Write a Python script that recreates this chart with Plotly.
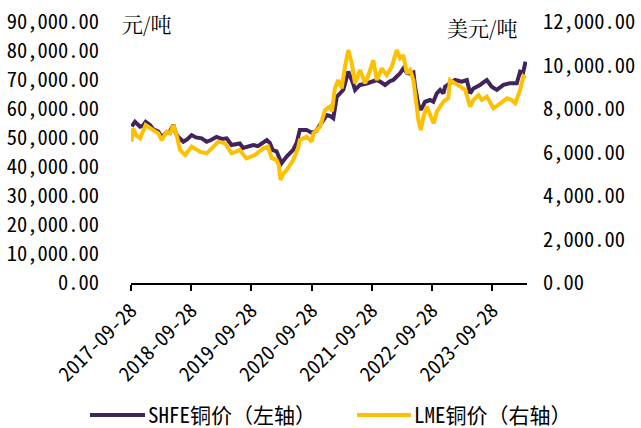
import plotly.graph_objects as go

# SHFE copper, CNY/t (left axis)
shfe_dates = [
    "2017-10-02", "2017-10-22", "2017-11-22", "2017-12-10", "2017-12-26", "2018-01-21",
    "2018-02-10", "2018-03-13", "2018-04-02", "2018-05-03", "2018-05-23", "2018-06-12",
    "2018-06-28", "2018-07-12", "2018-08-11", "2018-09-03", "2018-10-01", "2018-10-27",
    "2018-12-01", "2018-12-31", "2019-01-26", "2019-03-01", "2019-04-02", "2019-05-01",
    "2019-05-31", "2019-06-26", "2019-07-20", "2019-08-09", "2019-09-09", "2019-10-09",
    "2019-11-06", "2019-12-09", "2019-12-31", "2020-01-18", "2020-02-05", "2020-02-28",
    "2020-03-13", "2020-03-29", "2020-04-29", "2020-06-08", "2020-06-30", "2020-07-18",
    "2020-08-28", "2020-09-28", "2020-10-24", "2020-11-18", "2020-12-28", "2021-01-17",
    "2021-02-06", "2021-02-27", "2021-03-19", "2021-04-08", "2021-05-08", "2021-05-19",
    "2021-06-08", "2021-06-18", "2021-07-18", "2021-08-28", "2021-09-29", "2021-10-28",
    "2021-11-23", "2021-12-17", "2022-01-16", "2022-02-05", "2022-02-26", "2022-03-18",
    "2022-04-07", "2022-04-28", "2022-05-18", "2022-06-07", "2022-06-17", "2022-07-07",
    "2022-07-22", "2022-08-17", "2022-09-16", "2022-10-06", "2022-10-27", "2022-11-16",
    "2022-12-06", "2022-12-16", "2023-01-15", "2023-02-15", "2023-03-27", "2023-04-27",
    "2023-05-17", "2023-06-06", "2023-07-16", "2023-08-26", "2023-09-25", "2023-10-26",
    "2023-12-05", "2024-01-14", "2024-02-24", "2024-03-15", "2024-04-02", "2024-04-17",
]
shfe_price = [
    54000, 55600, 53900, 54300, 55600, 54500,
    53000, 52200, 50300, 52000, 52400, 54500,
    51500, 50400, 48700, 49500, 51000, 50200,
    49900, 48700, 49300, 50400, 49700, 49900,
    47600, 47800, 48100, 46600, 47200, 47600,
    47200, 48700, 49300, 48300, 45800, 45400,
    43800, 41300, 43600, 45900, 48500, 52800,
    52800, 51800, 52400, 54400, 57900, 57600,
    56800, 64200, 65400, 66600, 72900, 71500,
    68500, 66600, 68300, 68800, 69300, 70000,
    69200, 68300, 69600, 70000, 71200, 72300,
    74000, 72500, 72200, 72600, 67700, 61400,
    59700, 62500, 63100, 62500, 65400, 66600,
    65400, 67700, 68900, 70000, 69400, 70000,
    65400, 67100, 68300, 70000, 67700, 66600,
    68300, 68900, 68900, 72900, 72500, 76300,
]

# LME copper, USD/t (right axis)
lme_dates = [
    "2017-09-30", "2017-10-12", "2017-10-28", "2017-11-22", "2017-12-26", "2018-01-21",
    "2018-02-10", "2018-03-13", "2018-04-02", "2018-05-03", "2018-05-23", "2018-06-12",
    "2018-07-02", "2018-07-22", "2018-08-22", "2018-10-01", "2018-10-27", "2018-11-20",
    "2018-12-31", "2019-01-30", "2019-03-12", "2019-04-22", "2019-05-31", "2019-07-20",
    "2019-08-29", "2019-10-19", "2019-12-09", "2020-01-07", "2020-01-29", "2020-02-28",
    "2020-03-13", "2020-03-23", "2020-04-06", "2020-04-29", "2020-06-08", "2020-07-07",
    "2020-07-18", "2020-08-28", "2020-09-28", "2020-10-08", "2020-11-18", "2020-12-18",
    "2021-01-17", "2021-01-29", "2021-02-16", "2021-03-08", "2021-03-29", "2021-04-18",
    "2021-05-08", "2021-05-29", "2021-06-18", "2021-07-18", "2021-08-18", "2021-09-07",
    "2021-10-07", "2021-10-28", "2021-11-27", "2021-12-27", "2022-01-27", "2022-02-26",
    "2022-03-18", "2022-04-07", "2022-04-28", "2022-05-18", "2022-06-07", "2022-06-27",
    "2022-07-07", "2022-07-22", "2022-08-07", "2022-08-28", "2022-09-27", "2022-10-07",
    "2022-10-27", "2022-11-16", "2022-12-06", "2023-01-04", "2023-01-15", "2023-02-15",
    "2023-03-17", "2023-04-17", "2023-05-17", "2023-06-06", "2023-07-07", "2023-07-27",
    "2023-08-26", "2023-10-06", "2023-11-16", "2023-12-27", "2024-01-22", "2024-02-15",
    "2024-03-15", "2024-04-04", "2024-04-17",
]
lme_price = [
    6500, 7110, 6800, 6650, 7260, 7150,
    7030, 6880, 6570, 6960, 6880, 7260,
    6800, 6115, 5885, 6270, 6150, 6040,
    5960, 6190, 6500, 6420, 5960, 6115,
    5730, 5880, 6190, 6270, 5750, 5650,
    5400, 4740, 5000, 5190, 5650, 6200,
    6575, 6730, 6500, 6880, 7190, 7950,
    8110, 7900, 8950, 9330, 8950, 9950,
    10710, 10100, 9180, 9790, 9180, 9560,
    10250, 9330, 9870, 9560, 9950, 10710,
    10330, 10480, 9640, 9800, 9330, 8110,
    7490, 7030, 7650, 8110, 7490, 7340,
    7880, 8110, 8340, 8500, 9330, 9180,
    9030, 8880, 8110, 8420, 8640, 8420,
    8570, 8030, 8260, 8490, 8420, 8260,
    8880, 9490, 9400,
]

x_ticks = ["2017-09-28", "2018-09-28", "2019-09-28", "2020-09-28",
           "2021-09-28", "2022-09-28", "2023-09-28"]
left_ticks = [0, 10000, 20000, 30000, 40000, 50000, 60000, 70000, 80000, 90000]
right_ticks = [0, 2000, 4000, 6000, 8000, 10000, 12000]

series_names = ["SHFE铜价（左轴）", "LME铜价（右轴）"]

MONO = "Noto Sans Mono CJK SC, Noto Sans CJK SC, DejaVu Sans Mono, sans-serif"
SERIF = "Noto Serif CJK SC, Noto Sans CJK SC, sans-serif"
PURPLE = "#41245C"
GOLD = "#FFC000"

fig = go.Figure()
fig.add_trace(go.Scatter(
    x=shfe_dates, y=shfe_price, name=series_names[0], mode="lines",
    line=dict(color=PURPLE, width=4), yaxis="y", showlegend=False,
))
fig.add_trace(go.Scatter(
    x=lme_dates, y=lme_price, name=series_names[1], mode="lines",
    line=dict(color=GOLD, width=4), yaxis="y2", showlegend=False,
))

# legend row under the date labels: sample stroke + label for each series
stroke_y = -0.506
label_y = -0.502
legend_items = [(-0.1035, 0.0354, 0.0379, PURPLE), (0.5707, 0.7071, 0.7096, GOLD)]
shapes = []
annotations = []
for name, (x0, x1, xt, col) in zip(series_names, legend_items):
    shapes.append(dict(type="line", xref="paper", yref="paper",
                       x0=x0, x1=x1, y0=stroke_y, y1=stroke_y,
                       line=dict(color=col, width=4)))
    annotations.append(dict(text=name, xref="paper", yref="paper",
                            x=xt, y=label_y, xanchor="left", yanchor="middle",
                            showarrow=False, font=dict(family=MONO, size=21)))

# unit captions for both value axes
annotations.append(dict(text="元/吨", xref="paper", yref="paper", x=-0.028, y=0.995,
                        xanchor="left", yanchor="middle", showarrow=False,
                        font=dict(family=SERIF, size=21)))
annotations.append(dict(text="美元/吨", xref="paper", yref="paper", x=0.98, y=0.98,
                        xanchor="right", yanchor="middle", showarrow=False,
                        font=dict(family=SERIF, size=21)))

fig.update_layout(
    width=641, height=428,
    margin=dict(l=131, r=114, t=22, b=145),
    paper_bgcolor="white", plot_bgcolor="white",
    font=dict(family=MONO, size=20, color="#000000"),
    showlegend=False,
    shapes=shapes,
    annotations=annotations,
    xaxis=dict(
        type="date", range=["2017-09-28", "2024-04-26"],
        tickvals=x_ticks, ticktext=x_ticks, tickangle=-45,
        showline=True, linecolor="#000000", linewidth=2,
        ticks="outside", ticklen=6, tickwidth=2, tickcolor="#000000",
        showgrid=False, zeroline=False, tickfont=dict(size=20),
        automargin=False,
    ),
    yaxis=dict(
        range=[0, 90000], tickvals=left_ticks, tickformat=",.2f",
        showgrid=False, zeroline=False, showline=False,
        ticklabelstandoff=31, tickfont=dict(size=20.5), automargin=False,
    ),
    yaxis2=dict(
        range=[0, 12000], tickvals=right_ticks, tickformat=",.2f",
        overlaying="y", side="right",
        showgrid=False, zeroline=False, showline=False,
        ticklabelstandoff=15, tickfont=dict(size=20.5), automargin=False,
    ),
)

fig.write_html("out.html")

────────

Repeat only what lies between the start of the data and the end of the line containing "import plotly.graph_objects as go", exactly, with pictures left out.

▶ **Answer for this exercise**
Write a Python script that recreates this chart with Plotly.
import plotly.graph_objects as go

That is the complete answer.